STATED PROBLEM: Repeat the listing that follows, character for character, minus the pictures.

DATA SHOWN:

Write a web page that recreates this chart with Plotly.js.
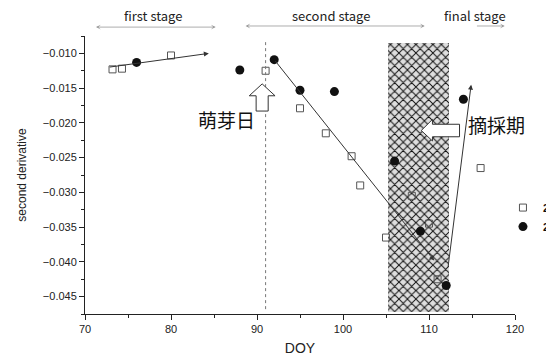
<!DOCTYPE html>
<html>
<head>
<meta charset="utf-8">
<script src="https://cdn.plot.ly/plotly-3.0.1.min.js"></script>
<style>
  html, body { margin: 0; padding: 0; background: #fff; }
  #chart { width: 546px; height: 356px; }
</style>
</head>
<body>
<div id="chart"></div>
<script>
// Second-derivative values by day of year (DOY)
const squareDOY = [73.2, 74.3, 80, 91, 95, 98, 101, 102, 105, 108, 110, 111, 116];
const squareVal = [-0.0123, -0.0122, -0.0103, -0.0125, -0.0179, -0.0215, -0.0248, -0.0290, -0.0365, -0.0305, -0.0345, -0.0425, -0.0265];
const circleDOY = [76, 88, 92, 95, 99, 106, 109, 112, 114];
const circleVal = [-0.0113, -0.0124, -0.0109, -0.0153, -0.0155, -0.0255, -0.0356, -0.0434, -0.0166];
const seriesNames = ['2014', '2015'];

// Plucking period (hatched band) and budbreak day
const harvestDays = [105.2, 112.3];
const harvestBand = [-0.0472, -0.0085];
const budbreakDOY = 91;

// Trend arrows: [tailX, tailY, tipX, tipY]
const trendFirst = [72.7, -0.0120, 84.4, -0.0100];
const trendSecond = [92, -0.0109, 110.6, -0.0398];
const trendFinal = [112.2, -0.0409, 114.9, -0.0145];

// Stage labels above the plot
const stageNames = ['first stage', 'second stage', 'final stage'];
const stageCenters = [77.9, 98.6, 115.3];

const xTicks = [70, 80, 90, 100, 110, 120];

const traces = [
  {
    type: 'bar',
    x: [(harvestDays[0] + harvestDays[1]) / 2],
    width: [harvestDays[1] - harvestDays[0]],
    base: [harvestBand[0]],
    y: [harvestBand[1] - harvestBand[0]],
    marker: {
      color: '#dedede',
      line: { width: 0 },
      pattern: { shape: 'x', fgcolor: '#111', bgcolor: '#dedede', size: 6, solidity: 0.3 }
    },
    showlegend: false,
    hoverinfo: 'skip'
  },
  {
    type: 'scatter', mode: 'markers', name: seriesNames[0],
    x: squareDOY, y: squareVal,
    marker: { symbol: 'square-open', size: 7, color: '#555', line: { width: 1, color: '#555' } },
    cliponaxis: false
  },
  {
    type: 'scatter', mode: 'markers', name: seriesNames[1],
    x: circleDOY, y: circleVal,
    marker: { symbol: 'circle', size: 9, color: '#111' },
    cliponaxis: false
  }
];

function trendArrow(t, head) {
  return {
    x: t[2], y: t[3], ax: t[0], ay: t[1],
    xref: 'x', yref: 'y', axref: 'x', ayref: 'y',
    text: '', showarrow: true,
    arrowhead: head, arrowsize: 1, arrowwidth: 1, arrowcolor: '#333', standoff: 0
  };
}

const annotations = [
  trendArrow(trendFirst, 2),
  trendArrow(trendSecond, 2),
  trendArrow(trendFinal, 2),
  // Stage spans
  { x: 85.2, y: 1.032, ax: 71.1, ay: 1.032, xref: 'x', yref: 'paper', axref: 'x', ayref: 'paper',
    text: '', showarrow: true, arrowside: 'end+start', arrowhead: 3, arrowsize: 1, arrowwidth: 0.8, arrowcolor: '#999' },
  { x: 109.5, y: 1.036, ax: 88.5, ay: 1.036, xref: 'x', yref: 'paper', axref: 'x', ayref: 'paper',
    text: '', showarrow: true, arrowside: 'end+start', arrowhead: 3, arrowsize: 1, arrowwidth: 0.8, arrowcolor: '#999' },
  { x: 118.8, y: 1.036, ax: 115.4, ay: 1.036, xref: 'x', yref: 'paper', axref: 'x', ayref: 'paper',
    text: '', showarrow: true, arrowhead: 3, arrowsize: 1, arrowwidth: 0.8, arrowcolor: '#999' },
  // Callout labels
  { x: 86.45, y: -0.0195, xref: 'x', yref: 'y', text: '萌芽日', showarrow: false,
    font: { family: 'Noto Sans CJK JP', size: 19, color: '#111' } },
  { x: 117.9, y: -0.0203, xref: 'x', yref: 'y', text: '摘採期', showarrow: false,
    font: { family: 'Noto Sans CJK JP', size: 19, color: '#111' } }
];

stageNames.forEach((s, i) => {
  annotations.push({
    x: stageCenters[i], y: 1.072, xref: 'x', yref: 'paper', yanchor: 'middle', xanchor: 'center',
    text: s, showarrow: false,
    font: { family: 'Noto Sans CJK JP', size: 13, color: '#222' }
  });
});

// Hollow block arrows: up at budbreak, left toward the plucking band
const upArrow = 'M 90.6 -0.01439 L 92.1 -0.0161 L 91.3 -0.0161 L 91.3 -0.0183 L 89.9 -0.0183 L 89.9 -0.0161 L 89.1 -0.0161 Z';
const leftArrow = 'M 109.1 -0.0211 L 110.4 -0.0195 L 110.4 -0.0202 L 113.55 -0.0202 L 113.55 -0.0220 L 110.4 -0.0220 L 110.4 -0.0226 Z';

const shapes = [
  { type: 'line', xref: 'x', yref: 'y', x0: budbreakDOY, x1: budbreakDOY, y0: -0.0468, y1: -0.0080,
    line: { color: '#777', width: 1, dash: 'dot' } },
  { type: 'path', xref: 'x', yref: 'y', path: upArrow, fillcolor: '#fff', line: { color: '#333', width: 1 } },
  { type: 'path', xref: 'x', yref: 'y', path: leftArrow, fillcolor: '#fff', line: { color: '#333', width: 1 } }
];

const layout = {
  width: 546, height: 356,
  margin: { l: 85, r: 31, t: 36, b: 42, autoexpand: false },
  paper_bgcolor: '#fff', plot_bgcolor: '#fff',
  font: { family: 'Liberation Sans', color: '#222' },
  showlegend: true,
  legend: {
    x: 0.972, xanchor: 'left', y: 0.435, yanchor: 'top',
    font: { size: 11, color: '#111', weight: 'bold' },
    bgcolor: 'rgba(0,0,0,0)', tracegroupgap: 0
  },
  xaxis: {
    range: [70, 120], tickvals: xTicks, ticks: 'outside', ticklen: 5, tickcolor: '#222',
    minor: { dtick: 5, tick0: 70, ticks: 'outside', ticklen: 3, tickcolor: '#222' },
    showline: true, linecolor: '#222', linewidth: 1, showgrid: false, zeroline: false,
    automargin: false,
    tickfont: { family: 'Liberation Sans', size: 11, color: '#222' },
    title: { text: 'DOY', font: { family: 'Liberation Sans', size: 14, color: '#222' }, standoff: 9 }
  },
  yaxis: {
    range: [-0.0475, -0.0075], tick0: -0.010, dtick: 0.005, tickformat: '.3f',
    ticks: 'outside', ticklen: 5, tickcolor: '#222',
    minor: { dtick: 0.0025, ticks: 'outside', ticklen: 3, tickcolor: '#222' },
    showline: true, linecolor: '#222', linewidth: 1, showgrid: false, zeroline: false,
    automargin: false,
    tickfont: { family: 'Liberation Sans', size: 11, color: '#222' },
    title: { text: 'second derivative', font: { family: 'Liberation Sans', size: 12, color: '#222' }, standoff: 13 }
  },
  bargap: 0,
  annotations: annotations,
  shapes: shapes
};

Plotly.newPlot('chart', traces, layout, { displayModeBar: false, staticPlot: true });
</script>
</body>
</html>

ANSWER FOR THE TASK:
Write a web page that recreates this chart with Plotly.js.
<!DOCTYPE html>
<html>
<head>
<meta charset="utf-8">
<script src="https://cdn.plot.ly/plotly-3.0.1.min.js"></script>
<style>
  html, body { margin: 0; padding: 0; background: #fff; }
  #chart { width: 546px; height: 356px; }
</style>
</head>
<body>
<div id="chart"></div>
<script>
// Second-derivative values by day of year (DOY)
const squareDOY = [73.2, 74.3, 80, 91, 95, 98, 101, 102, 105, 108, 110, 111, 116];
const squareVal = [-0.0123, -0.0122, -0.0103, -0.0125, -0.0179, -0.0215, -0.0248, -0.0290, -0.0365, -0.0305, -0.0345, -0.0425, -0.0265];
const circleDOY = [76, 88, 92, 95, 99, 106, 109, 112, 114];
const circleVal = [-0.0113, -0.0124, -0.0109, -0.0153, -0.0155, -0.0255, -0.0356, -0.0434, -0.0166];
const seriesNames = ['2014', '2015'];

// Plucking period (hatched band) and budbreak day
const harvestDays = [105.2, 112.3];
const harvestBand = [-0.0472, -0.0085];
const budbreakDOY = 91;

// Trend arrows: [tailX, tailY, tipX, tipY]
const trendFirst = [72.7, -0.0120, 84.4, -0.0100];
const trendSecond = [92, -0.0109, 110.6, -0.0398];
const trendFinal = [112.2, -0.0409, 114.9, -0.0145];

// Stage labels above the plot
const stageNames = ['first stage', 'second stage', 'final stage'];
const stageCenters = [77.9, 98.6, 115.3];

const xTicks = [70, 80, 90, 100, 110, 120];

const traces = [
  {
    type: 'bar',
    x: [(harvestDays[0] + harvestDays[1]) / 2],
    width: [harvestDays[1] - harvestDays[0]],
    base: [harvestBand[0]],
    y: [harvestBand[1] - harvestBand[0]],
    marker: {
      color: '#dedede',
      line: { width: 0 },
      pattern: { shape: 'x', fgcolor: '#111', bgcolor: '#dedede', size: 6, solidity: 0.3 }
    },
    showlegend: false,
    hoverinfo: 'skip'
  },
  {
    type: 'scatter', mode: 'markers', name: seriesNames[0],
    x: squareDOY, y: squareVal,
    marker: { symbol: 'square-open', size: 7, color: '#555', line: { width: 1, color: '#555' } },
    cliponaxis: false
  },
  {
    type: 'scatter', mode: 'markers', name: seriesNames[1],
    x: circleDOY, y: circleVal,
    marker: { symbol: 'circle', size: 9, color: '#111' },
    cliponaxis: false
  }
];

function trendArrow(t, head) {
  return {
    x: t[2], y: t[3], ax: t[0], ay: t[1],
    xref: 'x', yref: 'y', axref: 'x', ayref: 'y',
    text: '', showarrow: true,
    arrowhead: head, arrowsize: 1, arrowwidth: 1, arrowcolor: '#333', standoff: 0
  };
}

const annotations = [
  trendArrow(trendFirst, 2),
  trendArrow(trendSecond, 2),
  trendArrow(trendFinal, 2),
  // Stage spans
  { x: 85.2, y: 1.032, ax: 71.1, ay: 1.032, xref: 'x', yref: 'paper', axref: 'x', ayref: 'paper',
    text: '', showarrow: true, arrowside: 'end+start', arrowhead: 3, arrowsize: 1, arrowwidth: 0.8, arrowcolor: '#999' },
  { x: 109.5, y: 1.036, ax: 88.5, ay: 1.036, xref: 'x', yref: 'paper', axref: 'x', ayref: 'paper',
    text: '', showarrow: true, arrowside: 'end+start', arrowhead: 3, arrowsize: 1, arrowwidth: 0.8, arrowcolor: '#999' },
  { x: 118.8, y: 1.036, ax: 115.4, ay: 1.036, xref: 'x', yref: 'paper', axref: 'x', ayref: 'paper',
    text: '', showarrow: true, arrowhead: 3, arrowsize: 1, arrowwidth: 0.8, arrowcolor: '#999' },
  // Callout labels
  { x: 86.45, y: -0.0195, xref: 'x', yref: 'y', text: '萌芽日', showarrow: false,
    font: { family: 'Noto Sans CJK JP', size: 19, color: '#111' } },
  { x: 117.9, y: -0.0203, xref: 'x', yref: 'y', text: '摘採期', showarrow: false,
    font: { family: 'Noto Sans CJK JP', size: 19, color: '#111' } }
];

stageNames.forEach((s, i) => {
  annotations.push({
    x: stageCenters[i], y: 1.072, xref: 'x', yref: 'paper', yanchor: 'middle', xanchor: 'center',
    text: s, showarrow: false,
    font: { family: 'Noto Sans CJK JP', size: 13, color: '#222' }
  });
});

// Hollow block arrows: up at budbreak, left toward the plucking band
const upArrow = 'M 90.6 -0.01439 L 92.1 -0.0161 L 91.3 -0.0161 L 91.3 -0.0183 L 89.9 -0.0183 L 89.9 -0.0161 L 89.1 -0.0161 Z';
const leftArrow = 'M 109.1 -0.0211 L 110.4 -0.0195 L 110.4 -0.0202 L 113.55 -0.0202 L 113.55 -0.0220 L 110.4 -0.0220 L 110.4 -0.0226 Z';

const shapes = [
  { type: 'line', xref: 'x', yref: 'y', x0: budbreakDOY, x1: budbreakDOY, y0: -0.0468, y1: -0.0080,
    line: { color: '#777', width: 1, dash: 'dot' } },
  { type: 'path', xref: 'x', yref: 'y', path: upArrow, fillcolor: '#fff', line: { color: '#333', width: 1 } },
  { type: 'path', xref: 'x', yref: 'y', path: leftArrow, fillcolor: '#fff', line: { color: '#333', width: 1 } }
];

const layout = {
  width: 546, height: 356,
  margin: { l: 85, r: 31, t: 36, b: 42, autoexpand: false },
  paper_bgcolor: '#fff', plot_bgcolor: '#fff',
  font: { family: 'Liberation Sans', color: '#222' },
  showlegend: true,
  legend: {
    x: 0.972, xanchor: 'left', y: 0.435, yanchor: 'top',
    font: { size: 11, color: '#111', weight: 'bold' },
    bgcolor: 'rgba(0,0,0,0)', tracegroupgap: 0
  },
  xaxis: {
    range: [70, 120], tickvals: xTicks, ticks: 'outside', ticklen: 5, tickcolor: '#222',
    minor: { dtick: 5, tick0: 70, ticks: 'outside', ticklen: 3, tickcolor: '#222' },
    showline: true, linecolor: '#222', linewidth: 1, showgrid: false, zeroline: false,
    automargin: false,
    tickfont: { family: 'Liberation Sans', size: 11, color: '#222' },
    title: { text: 'DOY', font: { family: 'Liberation Sans', size: 14, color: '#222' }, standoff: 9 }
  },
  yaxis: {
    range: [-0.0475, -0.0075], tick0: -0.010, dtick: 0.005, tickformat: '.3f',
    ticks: 'outside', ticklen: 5, tickcolor: '#222',
    minor: { dtick: 0.0025, ticks: 'outside', ticklen: 3, tickcolor: '#222' },
    showline: true, linecolor: '#222', linewidth: 1, showgrid: false, zeroline: false,
    automargin: false,
    tickfont: { family: 'Liberation Sans', size: 11, color: '#222' },
    title: { text: 'second derivative', font: { family: 'Liberation Sans', size: 12, color: '#222' }, standoff: 13 }
  },
  bargap: 0,
  annotations: annotations,
  shapes: shapes
};

Plotly.newPlot('chart', traces, layout, { displayModeBar: false, staticPlot: true });
</script>
</body>
</html>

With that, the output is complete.